Kini, McKenzie adalah wanita bebas. Dia juga menjadi aktivis di sebuah organisasi untuk mencegah perbudakan pada anak bernama Shared Hope International.

Stacy Jewell Lewis
Saat berusia 19 tahun, wanita asal Washington DC, Stacy Jewell Lewis, pernah menumpang kendaraan yang dikendarai seorang kakek. Ternyata, kakek itu malah menculik dan menjualnya pada seorang mucikari.

Selama dua tahun masa penculikan, Stacy hidup dalam ancaman. Sang penculik siap membunuh Stacy dan anaknya bila melawan. Dia juga dipaksa melayani pria hidung belang.

Baru pada usia 21 tahun, Stacy bisa melarikan diri. Kini, dia menjadi aktivis anti perbudakan seks di AS di sejumlah organisasi seperti Shared Hope International, The Araminta Freedom Initiative. Bahkan dia digandeng FBI untuk membantu banyak korban trafficking lainnya.

Shandra Woworuntu
Kisah yang menghebohkan adalah Shandra Woworuntu (36), yang pernah menjadi korban perdagangan manusia dan dipaksa menjadi budak seks di Amerika Serikat (AS). Sebelum terjebak perbudakan di negeri Paman Sam, Shandra sempat memiliki karier cemerlang di Indonesia.

Shandra mengenyam pendidikan tingginya di salah satu perguruan tinggi di Indonesia, jurusannya adalah Finance and Bank Management. Setelah lulus, dia bekerja sebagai financial analyst di sebuah bank Korea yang ada di tanah air.

Dia disebut sebagai seorang financial analyst yang brilian dan diprediksi memiliki karier yang cerah. Selain itu, dia juga aktif sebagai aktivis HAM yang kerap menyuarakan hak-hak buruh. Namun prediksi kariernya jauh dari kenyataan yang diterima. Shandra harus kehilangan pekerjaannya, sebagai dampak dari krisis moneter yang melanda Indonesia di akhir tahun 90-an.

Kenyataan itu membuatnya harus kembali mencari kerja. Di usianya yang saat itu masih 25 tahun, dia harus memiliki mata pencaharian yang bisa membuatnya bertahan hidup dan membesarkan putrinya.

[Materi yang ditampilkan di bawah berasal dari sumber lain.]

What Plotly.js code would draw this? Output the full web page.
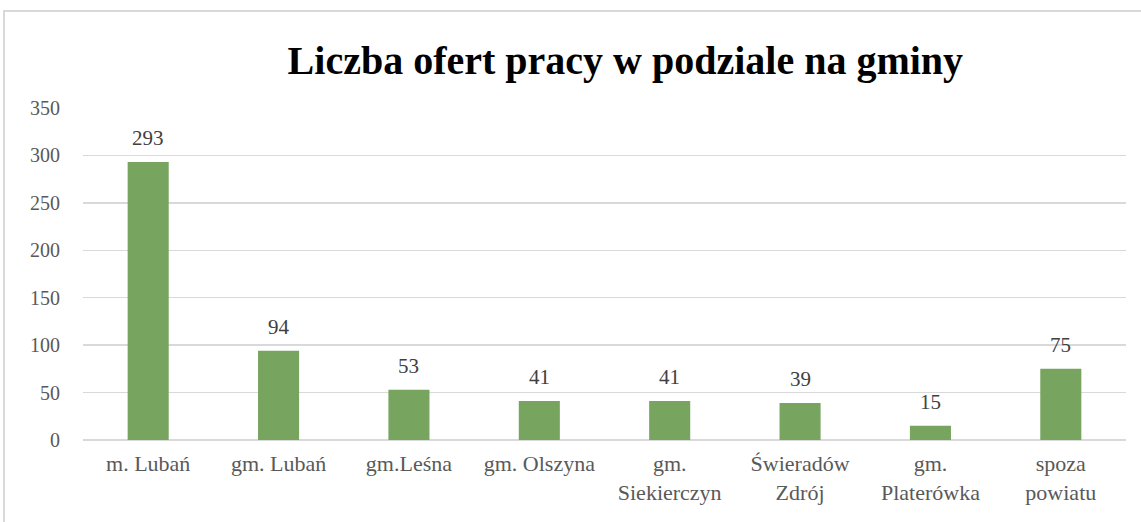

Ada tawaran pekerjaan tak tetap di sebuah hotel di Chicago. Shandra pun mengajukan lamaran, mengikuti tes, dan membuat visa. Dia lulus dan berangkat ke Amerika, meninggalkan putrinya yang masih belia.

Sesampainya di Amerika, tak lama setelah menjejakkan kaki di Bandara John F Kennedy, New York, dia sadar mimpi Amerika yang ditawarkan di iklan koran hanyalah bualan. Alih-alih mimpi indah, malah mimpi buruk yang mendatanginya di Amerika.

Shandra dijual oleh orang-orang yang memasang iklan di koran. Mereka menjemput Shandra di bandara, menodongkan pistol, dan menjualnya ke mucikari. Di malam pertama keberadaannya di Amerika, Shandra telah jatuh ke tangan seorang mucikari yang memaksanya melayani pria hidung belang di sebuah hotel di New York.

Cerita selanjutnya, Shandra dijual dari satu mucikari ke mucikari lainnya. Dia dijadikan budak seks di Amerika. Hingga suatu hari dia berhasil melarikan diri dan menjadi aktivis anti perdagangan manusia.

Dia menceritakan kisahnya, menginspirasi orang-orang di berbagai forum dunia, dengan harapan agar perdagangan manusia bisa diberantas sepenuhnya dan kisah pilunya tak terjadi kepada perempuan lain di belahan dunia mana pun.